Она совершает прогулки, музицирует, азартно «болеет» на крокетной площадке. И подумывает уже о возвращении в Москву. Впереди такая уйма дел!


Много писем Инессы, в больших или малых отрывках, а то и целиком, вмонтировано в эту повесть. Еще больше, конечно, перечитано автором. Но это письмо (вернее, записку, набросанную химическим карандашом на сложенном вдвое клочке линованой бумаги) я и сам читал с особенно горьким чувством и привожу здесь с такой же грустью. Послано из Кисловодска в Москву, дочери Инне. Последнее письмо.

«Мы уже 3 недели в Кисловодске и не могу сказать, чтобы до сих пор мы особенно поправились с Андреем. Он, правда, очень посвежел и загорел, но пока еще совсем не прибавил весу», — пишет Инесса. Дальше еще несколько слов о самочувствии и времяпрепровождении сынишки, а уж потом — о себе: «Я сначала все спала, и день и ночь.
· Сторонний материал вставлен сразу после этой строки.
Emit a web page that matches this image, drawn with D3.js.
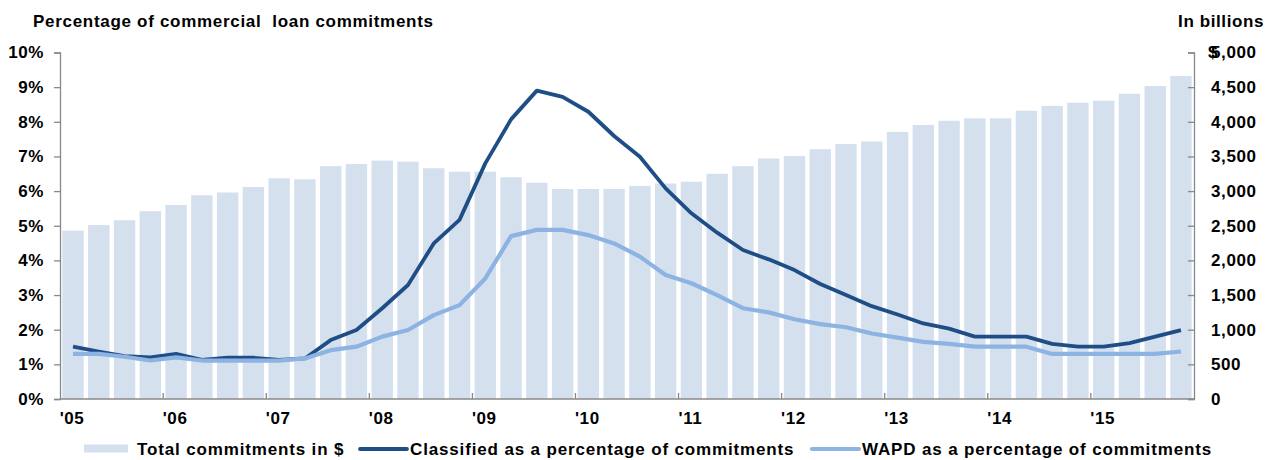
<!DOCTYPE html>
<html><head><meta charset="utf-8">
<script src="https://cdn.jsdelivr.net/npm/d3@7"></script>
<style>
body{margin:0;background:#fff}
text{font-family:Arial,"Liberation Sans",sans-serif;font-weight:bold;fill:#000}
</style>
</head><body>
<svg id="chart" width="1272" height="460"></svg>
<script>
const quarters = [
 "2005Q1","2005Q2","2005Q3","2005Q4","2006Q1","2006Q2","2006Q3","2006Q4",
 "2007Q1","2007Q2","2007Q3","2007Q4","2008Q1","2008Q2","2008Q3","2008Q4",
 "2009Q1","2009Q2","2009Q3","2009Q4","2010Q1","2010Q2","2010Q3","2010Q4",
 "2011Q1","2011Q2","2011Q3","2011Q4","2012Q1","2012Q2","2012Q3","2012Q4",
 "2013Q1","2013Q2","2013Q3","2013Q4","2014Q1","2014Q2","2014Q3","2014Q4",
 "2015Q1","2015Q2","2015Q3","2015Q4"];
const yearLabels = ["'05","'06","'07","'08","'09","'10","'11","'12","'13","'14","'15"];
const totalCommitments = [2430,2510,2580,2710,2800,2940,2980,3060,3185,3170,3360,3390,
 3440,3425,3330,3280,3280,3200,3120,3030,3030,3030,3075,3110,3135,3250,3360,3470,
 3505,3605,3680,3715,3855,3955,4015,4050,4050,4160,4230,4275,4305,4405,4515,4660];
const classifiedPct = [1.51,1.37,1.24,1.20,1.30,1.13,1.19,1.19,1.13,1.17,1.70,1.99,
 2.62,3.29,4.49,5.17,6.80,8.07,8.90,8.72,8.29,7.59,6.99,6.08,5.36,4.80,4.30,4.03,
 3.72,3.32,3.00,2.68,2.44,2.18,2.03,1.80,1.80,1.80,1.59,1.51,1.51,1.61,1.80,1.99];
const wapdPct = [1.30,1.30,1.22,1.11,1.20,1.11,1.11,1.11,1.11,1.17,1.41,1.51,
 1.80,1.99,2.42,2.71,3.48,4.70,4.88,4.88,4.73,4.49,4.11,3.58,3.34,3.00,2.62,2.50,
 2.30,2.16,2.07,1.89,1.77,1.65,1.59,1.51,1.51,1.51,1.30,1.30,1.30,1.30,1.30,1.37];
const pctTicks = [0,1,2,3,4,5,6,7,8,9,10];
const dollarTicks = [0,500,1000,1500,2000,2500,3000,3500,4000,4500,5000];

const svg = d3.select("#chart");
const L = 60, R = 1194, T = 52.5, B = 399;
const axisColor = "#888";
const barColor = "#d5e0ee", darkColor = "#1f4e86", lightColor = "#8db3e2";

const x = d3.scaleBand().domain(quarters).range([L, R]).paddingInner(0.17).paddingOuter(0.09);
const yP = d3.scaleLinear().domain([0, 10]).range([B, T]);
const yD = d3.scaleLinear().domain([0, 5000]).range([B, T]);
const step = x.step(), bw = x.bandwidth();

// bars
svg.append("g").selectAll("rect").data(quarters).join("rect")
  .attr("x", d => x(d)).attr("width", bw)
  .attr("y", (d,i) => yD(totalCommitments[i]))
  .attr("height", (d,i) => B - yD(totalCommitments[i]))
  .attr("fill", barColor);

// lines
const cx = d => x(d) + bw/2;
const lineC = d3.line().x((d,i) => cx(quarters[i])).y(d => yP(d));
svg.append("path").datum(classifiedPct).attr("d", lineC)
  .attr("fill","none").attr("stroke", darkColor).attr("stroke-width", 3.8)
  .attr("stroke-linejoin","round");
svg.append("path").datum(wapdPct).attr("d", lineC)
  .attr("fill","none").attr("stroke", lightColor).attr("stroke-width", 4.2)
  .attr("stroke-linejoin","round");

// left axis
const gL = svg.append("g").attr("transform", `translate(${L},0)`)
  .call(d3.axisLeft(yP).tickValues(pctTicks).tickSize(6).tickPadding(10).tickFormat(d => d + "%"));
// right axis
const gR = svg.append("g").attr("transform", `translate(${R},0)`)
  .call(d3.axisLeft(yD).tickValues(dollarTicks).tickSize(6).tickFormat(d3.format(",")));
gR.selectAll(".tick text").attr("text-anchor","start").attr("x", 17);
gR.append("text").attr("x", 14).attr("y", yD(5000)).attr("dy","0.34em")
  .attr("text-anchor","start").style("font-size","17px").text("$");

[gL, gR].forEach(g => {
  g.select(".domain").attr("stroke", axisColor).attr("stroke-width", 1.3);
  g.selectAll(".tick line").attr("stroke", axisColor).attr("stroke-width", 1.3);
  g.selectAll("text").style("font-size","17px").style("letter-spacing","0.6px").attr("fill","#000");
});

// bottom axis
const yearStarts = quarters.filter((q,i) => i % 4 === 0);
svg.append("line").attr("x1", L).attr("x2", R).attr("y1", B).attr("y2", B)
  .attr("stroke", axisColor).attr("stroke-width", 1.3);
svg.append("g").selectAll("line").data(yearStarts.slice(1)).join("line")
  .attr("x1", d => x(d) - (step - bw)/2).attr("x2", d => x(d) - (step - bw)/2)
  .attr("y1", B).attr("y2", B - 6).attr("stroke", axisColor).attr("stroke-width", 1.3);
svg.append("g").selectAll("text").data(yearStarts).join("text")
  .attr("x", d => cx(d) - 1).attr("y", 424).attr("text-anchor","middle")
  .style("font-size","17px").style("letter-spacing","0.6px")
  .text((d,i) => yearLabels[i]);

// titles
svg.append("text").attr("x", 33).attr("y", 26.5).style("font-size","17px")
  .style("letter-spacing","0.7px").text("Percentage of commercial  loan commitments")
  .attr("xml:space","preserve").style("white-space","pre");
svg.append("text").attr("x", 1264).attr("y", 26.5).attr("text-anchor","end")
  .style("font-size","17px").style("letter-spacing","0.6px").text("In billions");

// legend
const lg = svg.append("g");
lg.append("rect").attr("x", 84).attr("y", 444.5).attr("width", 44).attr("height", 8).attr("fill", barColor);
lg.append("text").attr("x", 137).attr("y", 455).style("font-size","17px").style("letter-spacing","0.85px")
  .text("Total commitments in $");
lg.append("line").attr("x1", 360).attr("x2", 407).attr("y1", 449).attr("y2", 449)
  .attr("stroke", darkColor).attr("stroke-width", 3.8).attr("stroke-linecap","round");
lg.append("text").attr("x", 410).attr("y", 455).style("font-size","17px").style("letter-spacing","0.85px")
  .text("Classified as a percentage of commitments");
lg.append("line").attr("x1", 812).attr("x2", 859).attr("y1", 449).attr("y2", 449)
  .attr("stroke", lightColor).attr("stroke-width", 4.2).attr("stroke-linecap","round");
lg.append("text").attr("x", 862).attr("y", 455).style("font-size","17px").style("letter-spacing","0.85px")
  .text("WAPD as a percentage of commitments");
</script>
</body></html>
Теперь, наоборот, совсем плохо сплю. Принимаю солнечные ванны и душ — но солнце здесь не особенно горячее — не крымскому чета, да и погода неважная. Частые бури, а вчера так совсем было холодно. Вообще не могу сказать, чтобы я была в большом восторге от Кисловодска. И сейчас начинаю уж скучать». Заключительные строчки посвящены предстоящей работе. Следует подпись: «Твоя мать» (ЦПА ИМЛ, ф. 127, оп. 1, ед. хр. 31, л. 5, 6).